A major wrench was thrown into the planning when the Boise School District decided to close Booth-Marian Pritchett. It had begun phasing out the program, and all students had moved to online learning even before the COVID-19 pandemic struck.  

It didn’t take long for Hedden-Nicely and Bergstrom to decide to try the charter route. They haven’t regretted that decision for a moment. 

“Sometimes when a door closes a window opens,” said Patricia Kempthorne, who chairs Cardinal Academy’s board of directors. “What has come out of this is just wonderful. It is a terrific opportunity to help these young parents and to provide all the resources necessary to build strong families.” 

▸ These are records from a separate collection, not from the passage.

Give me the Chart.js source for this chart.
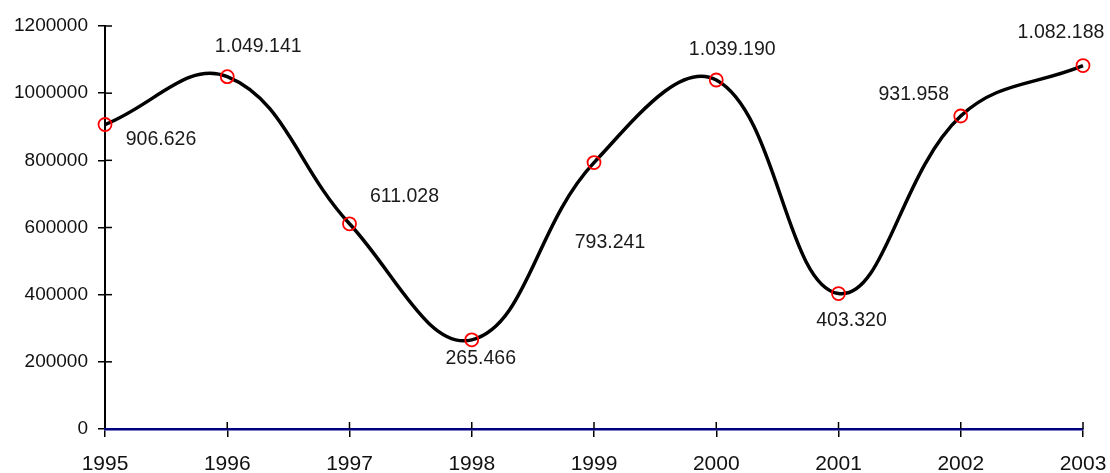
<!DOCTYPE html>
<html>
<head>
<meta charset="utf-8">
<script src="https://cdn.jsdelivr.net/npm/chart.js@4/dist/chart.umd.min.js"></script>
<style>
  html, body { margin: 0; padding: 0; background: #fff; }
  #wrap { width: 1110px; height: 473px; position: relative; }
</style>
</head>
<body>
<div id="wrap"><canvas id="salesChart"></canvas></div>
<script>
const years = ["1995", "1996", "1997", "1998", "1999", "2000", "2001", "2002", "2003"];
const values = [906626, 1049141, 611028, 265466, 793241, 1039190, 403320, 931958, 1082188];
const yTickValues = [0, 200000, 400000, 600000, 800000, 1000000, 1200000];

// where each value label sits relative to its point (px)
const labelOffsets = [[56, 15], [31, -30], [55, -27], [9, 19], [16, 80], [16, -30], [13, 27], [-47, -21], [-22, -33]];

const FONT = "'Liberation Sans', Arial, sans-serif";

function formatDots(value) {
  return new Intl.NumberFormat("de-DE").format(value);
}

const valueLabels = {
  id: "valueLabels",
  afterDatasetsDraw(chart) {
    const ctx = chart.ctx;
    const meta = chart.getDatasetMeta(0);
    ctx.save();
    ctx.font = "19.5px " + FONT;
    ctx.fillStyle = "#1a1a1a";
    ctx.textAlign = "center";
    ctx.textBaseline = "middle";
    meta.data.forEach((pt, i) => {
      const off = labelOffsets[i];
      ctx.fillText(formatDots(values[i]), pt.x + off[0], pt.y + off[1]);
    });
    ctx.restore();
  }
};

// tick marks in the original cross the axis, draw the inner half
const innerTicks = {
  id: "innerTicks",
  afterDraw(chart) {
    const ctx = chart.ctx;
    const x = chart.scales.x;
    const y = chart.scales.y;
    ctx.save();
    ctx.strokeStyle = "#000";
    ctx.lineWidth = 1.5;
    x.ticks.forEach((t, i) => {
      if (i === 0) return;
      const px = x.getPixelForTick(i);
      ctx.beginPath();
      ctx.moveTo(px, y.bottom);
      ctx.lineTo(px, y.bottom - 7);
      ctx.stroke();
    });
    y.ticks.forEach((t, i) => {
      if (i === 0) return;
      const py = y.getPixelForTick(i);
      ctx.beginPath();
      ctx.moveTo(x.left, py);
      ctx.lineTo(x.left + 7, py);
      ctx.stroke();
    });
    ctx.restore();
  }
};

new Chart(document.getElementById("salesChart"), {
  type: "line",
  data: {
    labels: years,
    datasets: [{
      data: values,
      borderColor: "#000",
      borderWidth: 3.5,
      tension: 0.4,
      fill: false,
      pointRadius: 6.5,
      pointBorderColor: "#ff0000",
      pointBackgroundColor: "rgba(0,0,0,0)",
      pointBorderWidth: 1.8
    }]
  },
  options: {
    responsive: true,
    maintainAspectRatio: false,
    animation: false,
    layout: { padding: { left: 0, right: 27, top: 26, bottom: 0 } },
    plugins: {
      legend: { display: false },
      tooltip: { enabled: false }
    },
    scales: {
      x: {
        offset: false,
        grid: { drawOnChartArea: false, drawTicks: true, tickLength: 8, color: "#000", lineWidth: 1.5 },
        border: { color: "#000080", width: 2.5, z: 1 },
        ticks: {
          color: "#111",
          padding: 15,
          maxRotation: 0,
          font: { family: FONT, size: 21 }
        },
        afterFit(scale) {
          scale.height = 44;
          scale.paddingLeft = 0;
          scale.paddingRight = 0;
        }
      },
      y: {
        min: 0,
        max: 1200000,
        afterBuildTicks(scale) {
          scale.ticks = yTickValues.map(v => ({ value: v }));
        },
        grid: { drawOnChartArea: false, drawTicks: true, tickLength: 7, color: "#000", lineWidth: 1.5 },
        border: { color: "#000", width: 2 },
        ticks: {
          color: "#111",
          padding: 10,
          font: { family: FONT, size: 19 },
          callback: v => String(v)
        },
        afterFit(scale) {
          scale.width = 105;
          scale.paddingTop = 0;
          scale.paddingBottom = 0;
        }
      }
    }
  },
  plugins: [valueLabels, innerTicks]
});
</script>
</body>
</html>
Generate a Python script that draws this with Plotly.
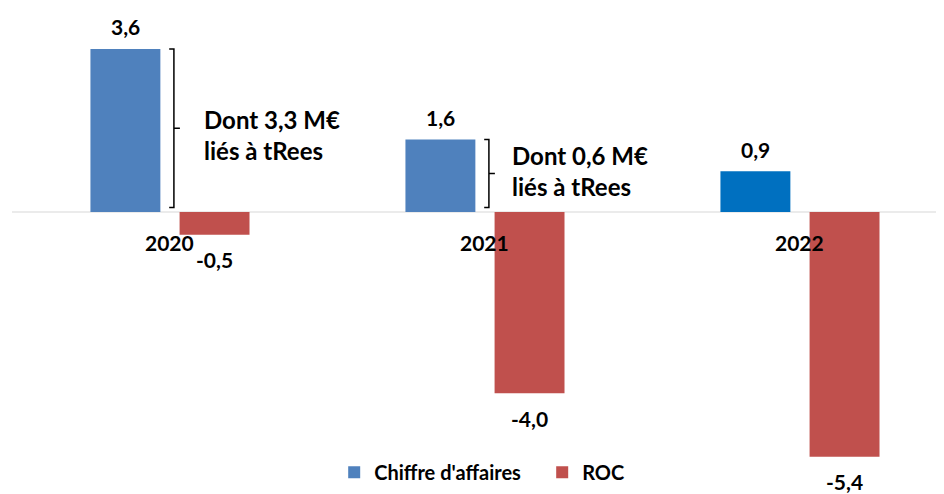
import plotly.graph_objects as go

years = ["2020", "2021", "2022"]
chiffre_affaires = [3.6, 1.6, 0.9]
roc = [-0.5, -4.0, -5.4]
ca_labels = ["3,6", "1,6", "0,9"]
roc_labels = ["-0,5", "-4,0", "-5,4"]
trees_share = {0: "Dont 3,3 M€<br>liés à tRees", 1: "Dont 0,6 M€<br>liés à tRees"}

BLUE = "#4F81BD"
BLUE_2022 = "#0070C0"
RED = "#C0504D"
FONT = "Lato"

xs = list(range(len(years)))
W = 0.222
OFF_CA = -0.251
OFF_ROC = 0.032

fig = go.Figure()
fig.add_trace(go.Bar(
    x=xs, y=chiffre_affaires, name="Chiffre d'affaires",
    marker=dict(color=[BLUE, BLUE, BLUE_2022], line=dict(width=0)),
    width=W, offset=OFF_CA, hoverinfo="skip"))
fig.add_trace(go.Bar(
    x=xs, y=roc, name="ROC",
    marker=dict(color=RED, line=dict(width=0)),
    width=W, offset=OFF_ROC, hoverinfo="skip"))

ann = []
for i, (v, t) in enumerate(zip(chiffre_affaires, ca_labels)):
    ann.append(dict(x=i + OFF_CA + W / 2, y=v, text="<b>%s</b>" % t, showarrow=False,
                    yshift=22, font=dict(family=FONT, size=21, color="black")))
for i, (v, t) in enumerate(zip(roc, roc_labels)):
    ann.append(dict(x=i + OFF_ROC + W / 2, y=v, text="<b>%s</b>" % t, showarrow=False,
                    yshift=-25, font=dict(family=FONT, size=21, color="black")))
for i, yr in enumerate(years):
    ann.append(dict(x=i, y=0, text="<b>%s</b>" % yr, showarrow=False,
                    yshift=-31, font=dict(family=FONT, size=21, color="black")))

shapes = []
text_gap = {0: 0.088, 1: 0.068}
text_shift = {0: -7, 1: 2}
for i, txt in trees_share.items():
    bx = i + OFF_CA + W + 0.043
    top = chiffre_affaires[i]
    bot = 0.1
    mid = (top + bot) / 2
    hook = 0.015
    path = (f"M {bx-hook},{top} L {bx},{top} L {bx},{bot} L {bx-hook},{bot} "
            f"M {bx},{mid} L {bx+hook+0.004},{mid}")
    shapes.append(dict(type="path", path=path, xref="x", yref="y",
                       line=dict(color="black", width=1.5)))
    ann.append(dict(x=bx + text_gap[i], y=mid, text="<b>%s</b>" % txt, showarrow=False,
                    xanchor="left", align="left", yshift=text_shift[i],
                    font=dict(family=FONT, size=24, color="black")))

fig.update_layout(
    width=936, height=486,
    margin=dict(l=4, r=0, t=0, b=0),
    paper_bgcolor="white", plot_bgcolor="white",
    barmode="overlay",
    showlegend=True,
    legend=dict(orientation="h", x=0.3457, xanchor="left", y=0.045, yanchor="middle",
                font=dict(family=FONT, size=20, color="black", weight="bold"),
                itemwidth=30, traceorder="normal",
                entrywidth=163, entrywidthmode="pixels"),
    xaxis=dict(range=[-0.5, -0.5 + 932 / 315], showticklabels=False, showgrid=False,
               zeroline=False, showline=False, fixedrange=True),
    yaxis=dict(range=[-6.225, 4.503], showticklabels=False, showgrid=False,
               zeroline=True, zerolinecolor="#EBEBEB", zerolinewidth=2,
               showline=False, fixedrange=True),
    annotations=ann,
    shapes=shapes,
)

fig.write_html("out.html")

As soon as BSD began scaling back the Booth-Marian Pritchett program, Hedden-Nicely began thinking about applying to open a charter school. But the amount of paperwork and logistical planning involved seemed daunting to her. But then Betz told her about Bluum’s fellowship for aspiring charter leaders, and the expertise and coaching Bluum could provide, and she decided to take the plunge. 

“I feel the charter model works so much better for a program like this than being under a district, which is less flexible,” Hedden-Nicely said. She and Bergstrom have found ways to overcome challenges that seemed insurmountable in their previous situation. 

One of the most important is providing transportation for all Cardinal Students to the school, an expensive but vital commitment. “Whatever it takes we will make it happen,” Bergstrom said. “Some of the more rural areas of Ada County, places like Kuna and Star, just being able to get those students and bring them here will be an effective way to expand our reach.”